Visit the U-534

Since this article was posted, U-534 has moved to the Woodside Ferry Terminal, Birkenhead. See www.uboatstory.co.uk for details.

Guided tours on the boat are available by priot appointment. These cost 12.50 British Pounds per person and include a tour of the U-boat itself, a short video on the salvaging of the boat, and an entry to the U-boat museum containing artefacts salvaged from the U-534. Children under 16 are not allowed and no photographs can be taken within the U-boat.

Open daily from 10.00 am.

Further information, appointment via phone
0151-650-1573

East Float Dock
Dock Road
Birkenhead, Wallasey
England


U - 534 - An experience

by Mr. Graham Vickers

The first time you see U-534 is when you approach over the many bridges interconnecting the massive dock complex at Birkenhead.

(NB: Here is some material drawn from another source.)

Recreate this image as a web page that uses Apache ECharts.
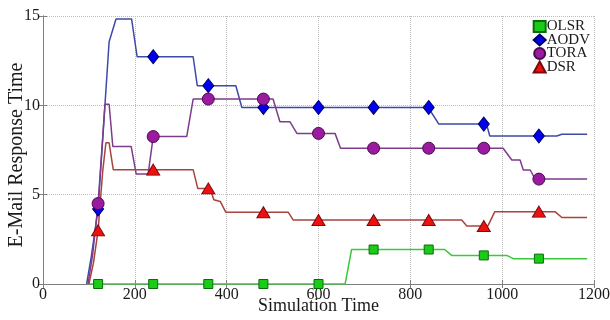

She is hard to see at first as her red oxide colour, after decades under the Sea, is similar to the brick masonry of the massive warehouse behind her. This effect, from this first vantage point, makes the boat look proportionally smaller than she really is. However, as you drive into the car park of the Historic Warships Society it seems that you pass under the bows and it is only then that you can really appreciate her size

.

U-534 is now housed in a secure compound and is sitting upon a framework of iron blocks and girders the latter of which are slightly bowed due to the tremendous weight above. This set-up gives access to the underside of the hull, the inspection of which, showing the damage caused by the depth charges, is saved until the last moments of the tour.

The boat is two storeys high on her mountings and so a covered staircase has been built for safe access which tops out onto a platform to the rear of the re-constructed conning tower. From this position our Guide pointed out the various parts of the infrastructure, such as the rechargeable air bottles, that usually lie hidden from view under the original wood deck planking long since eaten away.

ALARM!!!!

Passing down the side of the conning tower we descended into the boat via the 22 inch forward torpedo hatch, where my first impressions once inside were that it was cosy and surprisingly spacious, but as the inventory of what would originally have been found in this compartment was revealed by our guide such as ' a floor ' , bunks, torpedoes, fifteen men and stacks of provisions it soon takes on a different aspect.

Looking around, everything was a shade of orange and stalactites of iron oxide were hanging from every valve and pipe, here or there the odd white label with its German script was visible. Further to this a strong smell of diesel and dampness pervades throughout the boat and provides an additional sensation.

We moved through the various compartments with restrained excitement, it was as though we had just discovered her for ourselves. Wires were still hanging from the ceiling and ceramic fuses lay around the floor of the wireless room, the Commanders safe door lies open, bent by the salvage crew searching for clues to her secret mission. On the seabed an airlock preserved parts of the original ceiling and the sky blue colour can clearly be seen, some of the wooden fitments are still intact and the tiles on the floor of the galley, once black and white are now orange and brown.

Passing through the control room, engine room and motor room we enter the stern torpedo room. Here the depth charge dropped by the Liberator on the deck, rolled over the side and set to 10 feet, blew in the side of the pressure hull.

Rich evidence can be seen of what a depth-charge can do, and it is frightening. The side is stoved in and light from the outside was shining through, the bulkhead door and floor were buckled and a large piece of machinery displaced during that fateful day was still lying where it fell. It is easy to see why so many of these boats went down with all hands once the vital pressure hull was breached.

Our party spent some time here, and tales were told. We talked of the Liberator aviator rescued by the Germans in their lifeboat but dead on reaching shore, the young German crewman who didn't exhale and perished, the possible reasons why an Argentinean civilian would be on board, salvage crewmen scratching machinery to see if it was gold, batteries still working, and of the reasons why a Danish media executive would spend millions of pounds on lifting her from the bottom of the sea. But, the internal tour was over, it was time to disembark, and our exit was slow, eleven persons only, yet it took a few minutes for the tour party to climb onto the deck via the stern torpedo hatch, and this was without any injuries, the enveloping sea and of course withering enemy fire.

Once outside and back on ground level, inspection can be made of the aerial attack, the strafing and subsequent external depth charge damage. There is evidence of the salvage operation and as a bonus one of the original 20mm anti-aircraft guns, restored and elevated skyward.

On departure many of the visitors, some senior citizens were sharing stories, one had been on convoy runs, another a South African told of ex-submarine MAN diesels in his mine, but sadly we all had to go and made our exit, passing underneath U-534, reaching out and running our hands along the hull as a final gesture of parting.